Golan is right to be concerned about phenomena within Israeli society that seem to point to increasing resistance to democratic values. Scare-mongering tactics by right-wing politicians regarding the Arab vote in recent years is a glaring example of how easily Israeli society can slip into bigotry.

There is, it seems, electoral expediency in appealing to anti-democratic forces within Israeli society. A recent survey found that 31% of Jews would deny Arabs the right to vote for the Knesset.

Similarly, the reluctance by some government ministers to criticize Sgt. Elor Azaria, the soldier who killed a wounded Palestinian terrorist in Hebron 11 minutes after he had been shot, seemed to be an attempt to pander to a rightwing that views the IDF’s principle of the purity of arms and rules of engagement as leftist and defeatist.

Ironically, it is the IDF that has been the bulwark against anti-democratic, anti-liberal forces within Israeli society.

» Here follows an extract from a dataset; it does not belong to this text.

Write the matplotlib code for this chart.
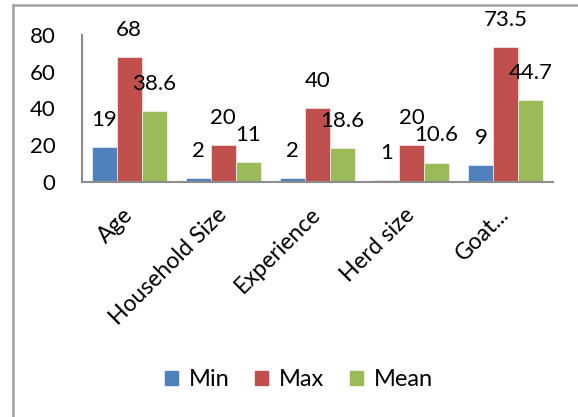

Normally, the reactionaries of any society are over-represented in the military. The generals are the ones that are antagonistic to a free press, an independent judiciary and a strong democratically elected government, because these are the institutions that curtail the military’s powers.

But in Israel, it is the IDF, along with the Supreme Court, that has emerged as a moderating, liberal force in Israeli society. Golan demonstrated this. So did IDF Chief of Staff Lt.-Gen. Gadi Eisenkot who, in February, aroused controversy when he told a group of high school students in Bat Yam to adhere to the rules of engagement when confronting terrorist attacks, referring specifically to the unnecessary shooting of a 13-year-old girl.

The IDF’s role as a “people’s army” that has to accommodate soldiers from diverse backgrounds contributes to this.

Any attempts to politicize the IDF will quickly lead to the alienation of one group or another and the disintegration of the people’s army ethos.

Democratic values, in contrast, are uniquely designed to enable soldiers from different backgrounds to act for the common goal of defending the state. It is no coincidence that IDF officers are outspoken proponents of democracy.

Instead of distorting statements by Golan and Eisenkot in defense of war ethics and democratic values, their words of rebuke should be taken to heart. Israeli society is not fascist. But we should not fool ourselves into believing that as Jews we are immune to the evils of bigotry.